- [RECORDS FOR THIS TASK]
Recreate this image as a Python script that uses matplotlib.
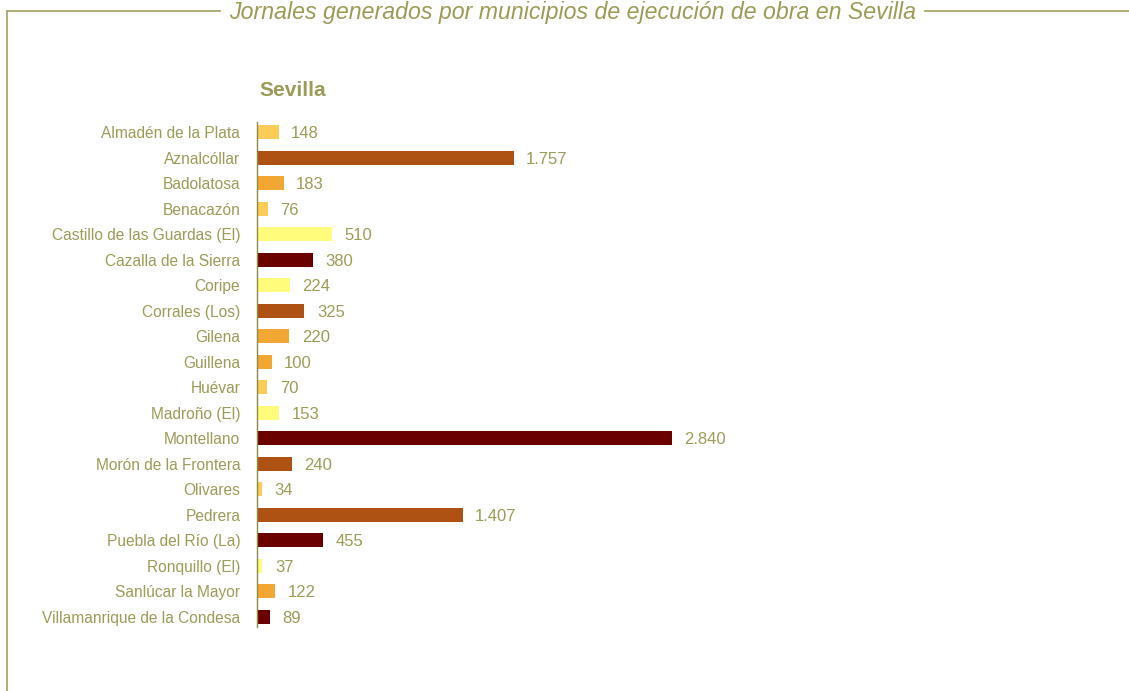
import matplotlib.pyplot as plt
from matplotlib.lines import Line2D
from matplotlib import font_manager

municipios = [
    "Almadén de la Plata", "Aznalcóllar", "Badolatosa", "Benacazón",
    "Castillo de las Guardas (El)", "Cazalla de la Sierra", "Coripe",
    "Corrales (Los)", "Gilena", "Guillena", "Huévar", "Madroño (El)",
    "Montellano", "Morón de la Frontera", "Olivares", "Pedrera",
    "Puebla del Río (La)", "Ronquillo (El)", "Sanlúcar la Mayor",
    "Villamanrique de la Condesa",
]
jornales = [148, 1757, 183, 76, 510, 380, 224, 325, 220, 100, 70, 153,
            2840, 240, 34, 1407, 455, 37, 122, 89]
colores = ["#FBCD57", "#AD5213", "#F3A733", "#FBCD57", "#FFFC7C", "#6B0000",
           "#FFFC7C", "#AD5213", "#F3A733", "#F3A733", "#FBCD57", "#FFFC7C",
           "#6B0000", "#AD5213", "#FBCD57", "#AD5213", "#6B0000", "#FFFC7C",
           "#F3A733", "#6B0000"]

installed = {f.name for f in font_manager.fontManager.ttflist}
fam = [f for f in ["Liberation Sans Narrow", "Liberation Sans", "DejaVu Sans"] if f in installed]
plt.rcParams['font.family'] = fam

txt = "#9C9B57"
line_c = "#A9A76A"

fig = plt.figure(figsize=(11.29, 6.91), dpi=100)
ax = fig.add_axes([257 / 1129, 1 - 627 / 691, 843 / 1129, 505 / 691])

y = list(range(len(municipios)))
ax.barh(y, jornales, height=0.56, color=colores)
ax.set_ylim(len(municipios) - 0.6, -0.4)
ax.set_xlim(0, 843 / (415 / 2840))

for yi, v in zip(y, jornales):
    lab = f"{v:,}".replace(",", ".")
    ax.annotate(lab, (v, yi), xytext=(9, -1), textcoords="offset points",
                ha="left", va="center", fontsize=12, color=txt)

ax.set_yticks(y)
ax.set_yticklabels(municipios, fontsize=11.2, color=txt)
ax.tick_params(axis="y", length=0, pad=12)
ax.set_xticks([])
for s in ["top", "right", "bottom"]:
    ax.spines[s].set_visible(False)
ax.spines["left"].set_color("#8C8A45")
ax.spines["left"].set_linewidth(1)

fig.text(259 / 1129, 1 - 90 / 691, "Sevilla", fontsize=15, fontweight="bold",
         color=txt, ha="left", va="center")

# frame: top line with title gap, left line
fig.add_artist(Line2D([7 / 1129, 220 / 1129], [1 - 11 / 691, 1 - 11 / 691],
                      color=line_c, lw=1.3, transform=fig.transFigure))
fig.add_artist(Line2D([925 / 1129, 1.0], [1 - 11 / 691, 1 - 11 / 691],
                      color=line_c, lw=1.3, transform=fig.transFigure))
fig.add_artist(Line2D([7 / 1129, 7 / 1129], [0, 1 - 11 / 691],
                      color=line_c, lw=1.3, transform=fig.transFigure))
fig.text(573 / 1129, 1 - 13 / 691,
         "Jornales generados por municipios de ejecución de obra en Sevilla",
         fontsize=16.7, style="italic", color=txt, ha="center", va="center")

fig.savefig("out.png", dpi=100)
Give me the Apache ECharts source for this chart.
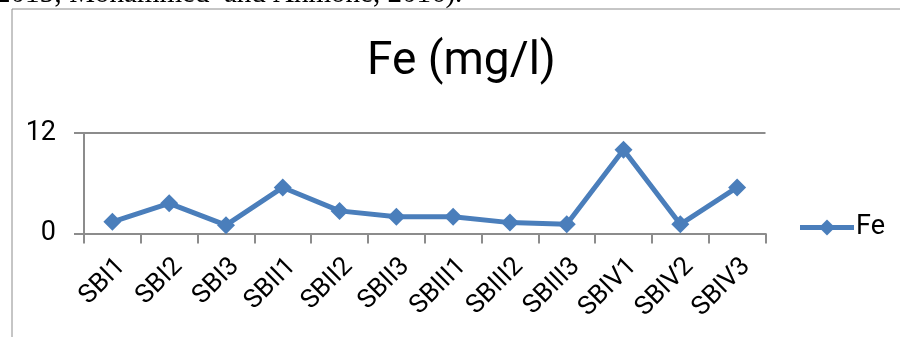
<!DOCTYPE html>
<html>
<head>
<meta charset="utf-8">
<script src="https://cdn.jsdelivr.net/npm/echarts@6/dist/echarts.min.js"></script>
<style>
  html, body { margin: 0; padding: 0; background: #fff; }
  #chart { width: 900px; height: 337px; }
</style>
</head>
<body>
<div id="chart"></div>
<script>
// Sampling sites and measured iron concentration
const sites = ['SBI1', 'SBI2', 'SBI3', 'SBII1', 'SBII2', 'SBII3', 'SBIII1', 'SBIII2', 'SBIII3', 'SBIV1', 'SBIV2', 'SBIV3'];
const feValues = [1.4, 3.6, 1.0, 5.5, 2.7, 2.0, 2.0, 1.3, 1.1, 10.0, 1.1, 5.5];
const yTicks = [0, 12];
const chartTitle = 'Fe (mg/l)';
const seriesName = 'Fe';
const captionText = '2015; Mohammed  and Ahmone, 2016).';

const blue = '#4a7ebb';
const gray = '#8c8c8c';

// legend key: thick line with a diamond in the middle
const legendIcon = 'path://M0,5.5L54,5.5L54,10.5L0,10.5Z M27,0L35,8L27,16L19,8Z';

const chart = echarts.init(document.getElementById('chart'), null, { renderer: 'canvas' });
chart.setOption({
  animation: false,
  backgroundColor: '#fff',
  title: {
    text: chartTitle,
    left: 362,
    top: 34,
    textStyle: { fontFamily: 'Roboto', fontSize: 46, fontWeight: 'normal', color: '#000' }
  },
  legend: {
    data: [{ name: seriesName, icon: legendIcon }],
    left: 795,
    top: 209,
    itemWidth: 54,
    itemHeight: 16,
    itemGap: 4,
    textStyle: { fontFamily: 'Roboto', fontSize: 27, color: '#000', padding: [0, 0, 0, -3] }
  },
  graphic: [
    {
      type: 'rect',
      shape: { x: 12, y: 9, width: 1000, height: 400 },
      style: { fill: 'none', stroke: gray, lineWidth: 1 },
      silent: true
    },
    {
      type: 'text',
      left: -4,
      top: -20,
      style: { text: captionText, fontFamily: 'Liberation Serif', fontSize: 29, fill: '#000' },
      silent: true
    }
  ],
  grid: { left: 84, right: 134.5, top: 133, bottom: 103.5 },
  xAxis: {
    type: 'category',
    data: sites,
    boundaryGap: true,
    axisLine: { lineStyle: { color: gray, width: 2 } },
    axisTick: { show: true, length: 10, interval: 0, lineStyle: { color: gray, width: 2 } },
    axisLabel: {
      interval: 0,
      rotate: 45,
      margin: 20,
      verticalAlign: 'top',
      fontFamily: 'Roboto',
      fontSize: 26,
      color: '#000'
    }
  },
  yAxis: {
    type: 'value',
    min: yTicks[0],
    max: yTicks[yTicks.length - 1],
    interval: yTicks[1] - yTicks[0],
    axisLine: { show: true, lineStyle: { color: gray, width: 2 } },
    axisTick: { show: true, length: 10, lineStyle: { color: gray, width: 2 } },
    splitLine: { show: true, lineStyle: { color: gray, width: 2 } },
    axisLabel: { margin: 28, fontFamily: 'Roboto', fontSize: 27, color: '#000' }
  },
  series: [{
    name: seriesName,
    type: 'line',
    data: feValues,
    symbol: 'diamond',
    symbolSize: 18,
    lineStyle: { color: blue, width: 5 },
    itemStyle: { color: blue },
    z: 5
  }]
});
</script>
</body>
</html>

==

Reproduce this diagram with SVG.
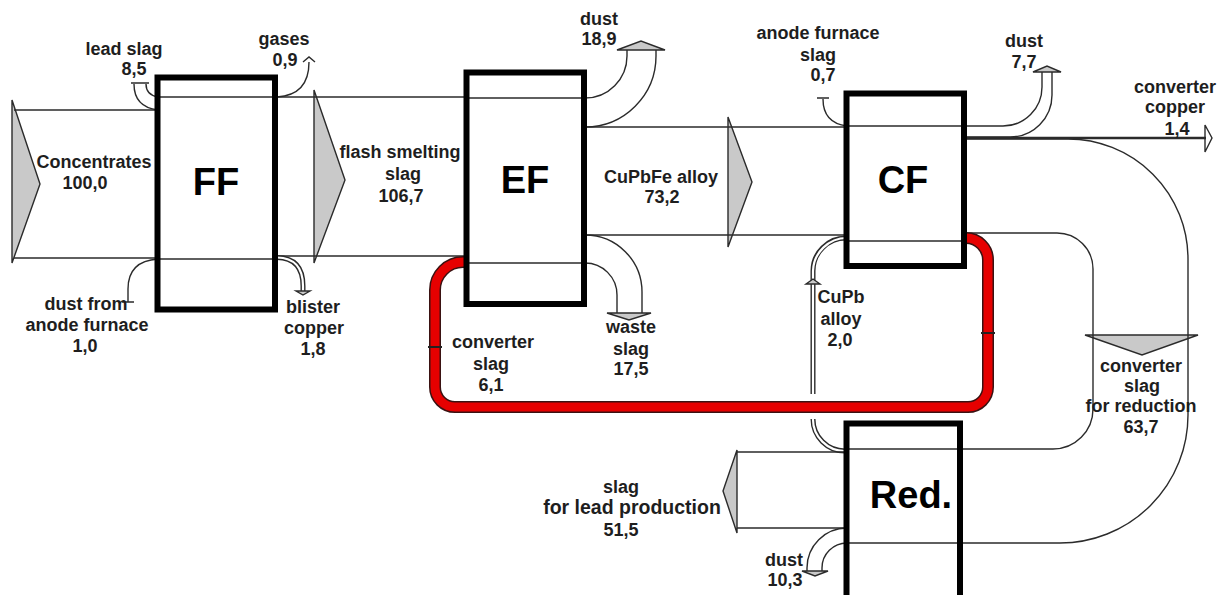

...

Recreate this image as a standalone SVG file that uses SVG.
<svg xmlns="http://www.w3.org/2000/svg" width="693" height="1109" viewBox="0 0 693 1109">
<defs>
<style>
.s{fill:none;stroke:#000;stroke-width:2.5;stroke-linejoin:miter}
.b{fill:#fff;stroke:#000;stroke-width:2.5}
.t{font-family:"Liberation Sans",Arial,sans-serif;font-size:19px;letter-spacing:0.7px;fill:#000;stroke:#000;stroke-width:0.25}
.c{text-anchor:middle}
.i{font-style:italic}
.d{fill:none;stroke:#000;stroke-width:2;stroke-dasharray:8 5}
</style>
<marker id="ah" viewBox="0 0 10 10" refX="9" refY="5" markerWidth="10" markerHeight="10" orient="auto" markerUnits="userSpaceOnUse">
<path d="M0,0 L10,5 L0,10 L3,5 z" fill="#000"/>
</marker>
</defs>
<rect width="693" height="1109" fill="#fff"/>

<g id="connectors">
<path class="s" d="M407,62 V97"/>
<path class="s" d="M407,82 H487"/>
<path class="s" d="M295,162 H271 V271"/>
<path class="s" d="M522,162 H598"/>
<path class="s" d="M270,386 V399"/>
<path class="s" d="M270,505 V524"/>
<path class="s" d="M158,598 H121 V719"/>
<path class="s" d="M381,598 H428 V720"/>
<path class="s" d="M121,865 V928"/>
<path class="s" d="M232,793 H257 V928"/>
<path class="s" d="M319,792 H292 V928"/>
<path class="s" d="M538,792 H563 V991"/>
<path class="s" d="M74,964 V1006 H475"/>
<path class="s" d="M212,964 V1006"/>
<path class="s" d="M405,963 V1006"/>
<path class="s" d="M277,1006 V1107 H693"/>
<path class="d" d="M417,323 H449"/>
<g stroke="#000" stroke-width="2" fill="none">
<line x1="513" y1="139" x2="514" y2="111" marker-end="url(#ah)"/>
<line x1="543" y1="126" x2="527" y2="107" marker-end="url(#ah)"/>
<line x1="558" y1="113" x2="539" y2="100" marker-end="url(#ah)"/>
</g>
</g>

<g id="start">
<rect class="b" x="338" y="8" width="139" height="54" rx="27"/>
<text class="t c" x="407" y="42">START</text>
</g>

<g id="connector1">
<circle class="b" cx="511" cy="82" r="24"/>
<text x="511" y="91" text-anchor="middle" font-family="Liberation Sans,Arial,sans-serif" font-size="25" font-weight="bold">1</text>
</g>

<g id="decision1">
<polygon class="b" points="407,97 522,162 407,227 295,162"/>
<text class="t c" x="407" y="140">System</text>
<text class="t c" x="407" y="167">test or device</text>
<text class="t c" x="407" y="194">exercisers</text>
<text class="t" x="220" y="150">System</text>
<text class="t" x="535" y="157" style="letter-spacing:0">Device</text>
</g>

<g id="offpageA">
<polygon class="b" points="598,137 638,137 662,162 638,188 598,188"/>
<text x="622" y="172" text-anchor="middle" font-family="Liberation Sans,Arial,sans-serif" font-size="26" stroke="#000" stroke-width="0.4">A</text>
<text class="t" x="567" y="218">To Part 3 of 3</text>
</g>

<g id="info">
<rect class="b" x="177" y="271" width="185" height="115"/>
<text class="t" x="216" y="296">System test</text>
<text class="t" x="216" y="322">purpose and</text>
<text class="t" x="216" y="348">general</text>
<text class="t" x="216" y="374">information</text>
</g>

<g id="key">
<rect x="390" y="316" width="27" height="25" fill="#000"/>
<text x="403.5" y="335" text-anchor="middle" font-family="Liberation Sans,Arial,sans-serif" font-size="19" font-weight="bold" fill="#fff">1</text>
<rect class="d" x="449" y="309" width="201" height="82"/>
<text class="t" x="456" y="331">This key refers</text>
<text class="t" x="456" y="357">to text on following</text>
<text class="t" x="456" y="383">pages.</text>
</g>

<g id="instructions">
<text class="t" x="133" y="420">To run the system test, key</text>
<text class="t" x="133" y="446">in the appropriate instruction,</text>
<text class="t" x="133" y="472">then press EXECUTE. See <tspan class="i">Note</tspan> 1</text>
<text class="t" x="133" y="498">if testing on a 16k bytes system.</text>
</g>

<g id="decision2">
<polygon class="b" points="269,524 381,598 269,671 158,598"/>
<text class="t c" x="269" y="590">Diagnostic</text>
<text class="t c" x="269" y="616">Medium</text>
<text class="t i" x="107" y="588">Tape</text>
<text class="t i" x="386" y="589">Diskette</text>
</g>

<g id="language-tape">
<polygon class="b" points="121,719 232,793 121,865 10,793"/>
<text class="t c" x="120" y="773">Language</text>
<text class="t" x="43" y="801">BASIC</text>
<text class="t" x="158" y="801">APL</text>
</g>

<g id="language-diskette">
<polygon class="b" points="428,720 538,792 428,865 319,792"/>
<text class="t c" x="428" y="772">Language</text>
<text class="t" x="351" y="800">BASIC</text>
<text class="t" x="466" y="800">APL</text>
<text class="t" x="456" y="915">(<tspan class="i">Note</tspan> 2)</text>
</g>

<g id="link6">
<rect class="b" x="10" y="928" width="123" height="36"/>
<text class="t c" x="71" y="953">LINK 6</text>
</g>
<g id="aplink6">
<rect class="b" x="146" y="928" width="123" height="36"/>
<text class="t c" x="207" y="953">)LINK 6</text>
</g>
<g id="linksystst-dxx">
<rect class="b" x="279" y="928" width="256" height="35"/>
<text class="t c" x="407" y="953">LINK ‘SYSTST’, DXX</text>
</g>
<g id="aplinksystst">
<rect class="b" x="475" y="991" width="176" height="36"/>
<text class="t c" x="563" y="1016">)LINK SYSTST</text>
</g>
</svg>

- [GIVEN TASK] Go to the line that contains "Recreate this image as a Python" and copy from there down to the line that contains "from matplotlib import font_manager", with both lines included. Pass over the pictures.

- [OUTPUT OF THE TASK]
Recreate this image as a Python script that uses matplotlib.
import matplotlib.pyplot as plt
from matplotlib.lines import Line2D
from matplotlib import font_manager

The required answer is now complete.